Un paio d’anni dopo, il grande produttore cinematografico David Selzick (quello di Via col vento, per intenderci) affida la moglie attrice Jennifer Jones alle cure di Vittorio De Sica, per un film da girare in Italia. L’ambientazione voluta dal soggettista Zavattini è proprio la stazione. Girato tra binari e biglietterie, Stazione Termini narra una storia d’amore tra la Jones e Montgomery Clift. Nella troupe spicca un velocissimo Truman Capote, sempre di corsa da una sala all’altra per riscrivere le battute degli attori in inglese. Come potessero trovarsi d’accordo il più grandioso produttore di Hollywood e un regista neorealista rimane un mistero, e infatti Stazione Termini sarà un’opera sfortunata. E a dirla tutta, prendere il nome della stazione non sembra portare bene: lo ha fatto anche un gruppo musicale negli anni Ottanta, con meritato insuccesso (è andata molto meglio ai Napoli Centrale).
Ma allora, per coincidenza, lo scalo sembrava avviato alla decadenza, e si moltiplicavano le storie di tossici e sbandati sempre in giro tra le arcate e la piazza. Dopo il Giubileo del 2000 la situazione è cambiata. Barboni e tossici si sono spostati in gran parte alla Stazione Ostiense. Resta, nelle zone intorno a Termini, molta prostituzione minorile e maschile. Ai pasti caldi per i senzatetto provvede la Caritas. Può capitare d’incontrare varie associazioni di volontariato, sempre in lotta con il disagio. C’è addirittura chi, come la comunità cristiana “Nuovi orizzonti”, offre non solo centri d’ascolto ma abbracci gratis e fino a poco fa, spettacoli notturni.

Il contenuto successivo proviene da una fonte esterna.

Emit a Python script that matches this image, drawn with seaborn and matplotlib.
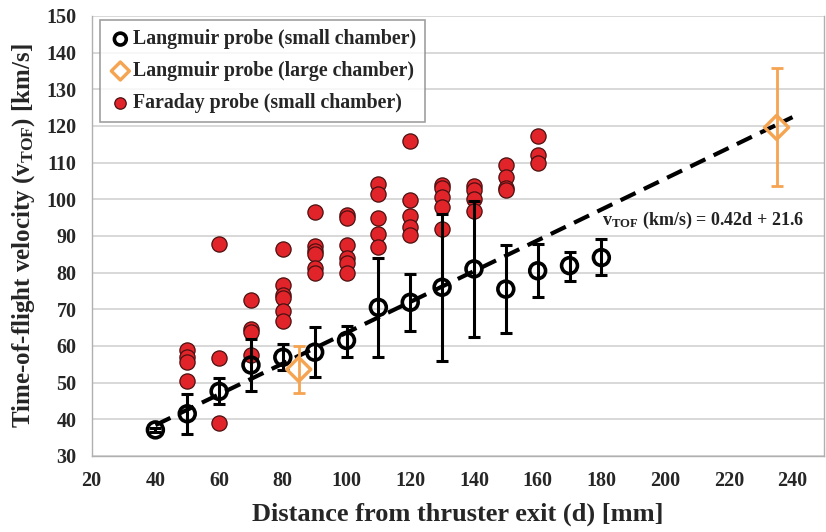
import matplotlib
matplotlib.use("Agg")
import matplotlib.pyplot as plt
import seaborn as sns
import numpy as np
import pandas as pd

# ---- data ----
lp_small_d = [40, 50, 60, 70, 80, 90, 100, 110, 120, 130, 140, 150, 160, 170, 180]
lp_small_v = [37.1, 41.5, 47.6, 54.8, 56.9, 58.3, 61.5, 70.5, 71.9, 76.0, 81.0, 75.5, 80.5, 81.9, 84.1]
lp_small_hi = [37.6, 46.9, 51.3, 62.0, 60.6, 65.3, 65.5, 83.9, 79.6, 96.0, 99.6, 87.5, 87.8, 85.7, 89.1]
lp_small_lo = [36.6, 36.0, 44.2, 47.6, 53.5, 51.5, 57.1, 57.1, 64.2, 56.0, 62.4, 63.5, 73.3, 77.7, 79.3]

lp_large_d = [85, 235]
lp_large_v = [53.6, 119.6]
lp_large_hi = [60.1, 135.9]
lp_large_lo = [47.1, 103.6]

fp_d = [50, 50, 50, 50,
        60, 60, 60,
        70, 70, 70, 70,
        80, 80, 80, 80, 80, 80,
        90, 90, 90, 90, 90, 90,
        100, 100, 100, 100, 100, 100,
        110, 110, 110, 110, 110,
        120, 120, 120, 120, 120,
        130, 130, 130, 130, 130,
        140, 140, 140, 140,
        150, 150, 150, 150,
        160, 160, 160]
fp_v = [59.0, 57.0, 55.5, 50.5,
        87.8, 56.6, 39.1,
        72.4, 64.6, 63.9, 57.6,
        86.5, 76.6, 73.9, 73.0, 69.6, 66.9,
        96.6, 87.3, 86.0, 85.1, 81.2, 80.0,
        95.7, 94.8, 87.5, 84.1, 82.7, 80.0,
        104.1, 101.4, 95.0, 90.6, 87.1,
        116.0, 99.8, 95.5, 92.5, 90.2,
        103.9, 103.2, 100.5, 97.8, 91.8,
        103.7, 102.4, 100.1, 96.9,
        109.4, 106.0, 103.0, 102.4,
        117.2, 112.1, 109.8]

fit_slope = 0.42
fit_intercept = 21.6
fit_range = [40, 240]

legend_labels = ["Langmuir probe (small chamber)",
                 "Langmuir probe (large chamber)",
                 "Faraday probe (small chamber)"]
xticks = list(range(20, 241, 20))
yticks = list(range(30, 151, 10))

# ---- style ----
sns.set_theme(style="white")
plt.rcParams["font.family"] = ["Liberation Serif", "DejaVu Serif"]
plt.rcParams["font.weight"] = "bold"
plt.rcParams["mathtext.fontset"] = "custom"
plt.rcParams["mathtext.rm"] = "Liberation Serif:bold"
plt.rcParams["mathtext.it"] = "Liberation Serif:bold"
plt.rcParams["mathtext.bf"] = "Liberation Serif:bold"

fig = plt.figure(figsize=(8.26, 5.32), dpi=100)
ax = fig.add_axes([0.111, 0.143, 0.887, 0.827])

red_face = "#E1242A"
red_edge = "#4a1010"
orange = "#F5A451"

# grid
ax.set_axisbelow(True)
ax.yaxis.grid(True, color="#d6d6d6", linewidth=1.3)
ax.xaxis.grid(False)

# fit line
fx = np.array(fit_range, dtype=float)
sns.lineplot(x=fx, y=fit_slope * fx + fit_intercept, ax=ax, color="black",
             linewidth=3, dashes=False, zorder=2)
ax.lines[-1].set_dashes([4, 2.2])

# Faraday probe points
df_fp = pd.DataFrame({"d": fp_d, "v": fp_v})
sns.scatterplot(data=df_fp, x="d", y="v", ax=ax, s=120, color=red_face,
                edgecolor=red_edge, linewidth=0.9, zorder=3, label=legend_labels[2])

# Langmuir small
v = np.array(lp_small_v)
yerr = [v - np.array(lp_small_lo), np.array(lp_small_hi) - v]
ax.errorbar(lp_small_d, lp_small_v, yerr=yerr, fmt="none", ecolor="black",
            elinewidth=2.2, capsize=4, capthick=2.2, zorder=4)
df_ls = pd.DataFrame({"d": lp_small_d, "v": lp_small_v})
sns.scatterplot(data=df_ls, x="d", y="v", ax=ax, s=130, marker="o",
                facecolor="none", edgecolor="black", linewidth=2.6, zorder=5,
                label=legend_labels[0])

# Langmuir large
v2 = np.array(lp_large_v)
yerr2 = [v2 - np.array(lp_large_lo), np.array(lp_large_hi) - v2]
ax.errorbar(lp_large_d, lp_large_v, yerr=yerr2, fmt="none", ecolor=orange,
            elinewidth=2.0, capsize=4, capthick=2.0, zorder=4)
df_ll = pd.DataFrame({"d": lp_large_d, "v": lp_large_v})
sns.scatterplot(data=df_ll, x="d", y="v", ax=ax, s=150, marker="D",
                facecolor="none", edgecolor=orange, linewidth=2.4, zorder=5,
                label=legend_labels[1])

# axes
ax.set_xlim(20, 250)
ax.set_ylim(30, 150)
ax.set_xticks(xticks)
ax.set_yticks(yticks)
ax.tick_params(axis="both", labelsize=14.5, length=5, width=1, color="#a0a0a0",
               direction="out", pad=6)
for lab in ax.get_xticklabels() + ax.get_yticklabels():
    lab.set_fontweight("bold")
for side in ["left", "bottom", "top", "right"]:
    ax.spines[side].set_color("#b0b0b0")
    ax.spines[side].set_linewidth(1)
ax.spines["top"].set_visible(False)

ax.set_xlabel("Distance from thruster exit (d) [mm]", fontsize=19,
              fontweight="bold", labelpad=8)
ax.set_ylabel(r"Time-of-flight velocity (v$_{\mathrm{TOF}}$) [km/s]", fontsize=18,
              fontweight="bold", labelpad=7)

ax.text(180.3, 94.2, r"v$_{\mathrm{TOF}}$ (km/s) = 0.42d + 21.6", fontsize=13,
        fontweight="bold", ha="left", va="center", color="#222222")

# legend
handles, labels = ax.get_legend_handles_labels()
order = [labels.index(l) for l in legend_labels]
leg = ax.legend([handles[i] for i in order], [labels[i] for i in order],
                loc="upper left", bbox_to_anchor=(0.012, 0.99), frameon=True,
                borderaxespad=0.0,
                fancybox=False, edgecolor="#888888", fontsize=14.3,
                handletextpad=0.1, borderpad=0.45, labelspacing=0.6,
                handlelength=1.1, markerscale=0.75)
leg.get_frame().set_linewidth(1.2)
for t in leg.get_texts():
    t.set_fontweight("bold")

fig.savefig("out.png", dpi=100)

L’unico disagio senza rimedio sembra essere rimasto quello dei pendolari. Arrivano a Termini la mattina, dal Sud, con la promessa dello studio o del lavoro. Promessa che il sonno e il caos romano fanno presto a ridimensionare. La stazione è più grande di molti dei paesi da cui provengono. Se solo avessero il tempo, scoprirebbero che al secondo piano dell’Ala Mazzoniana, per anni in abbandono, c’è un cortile con al centro una fontana. Lì non arrivano rumori, pare fuori dal mondo. Nei primi anni del Duemila ci organizzarono mostre d’arte contemporanea. Ora più niente, e nel bellissimo piano terra dell’Ala, accanto ai binari, c’è un ristorante dall’aria esclusiva. Ma se diamo retta al sito internet di Termini, tutta la stazione sarebbe un luogo esclusivo. E magari social, nonostante il profilo twitter di Termini abbia, al momento, meno follower dello sconosciuto che scrive queste righe. C’è tempo per crescere, certo, ma per recuperare terreno dal punto di vista culturale sarebbe meglio affrettarsi: a volte le occasioni si perdono, proprio come i treni.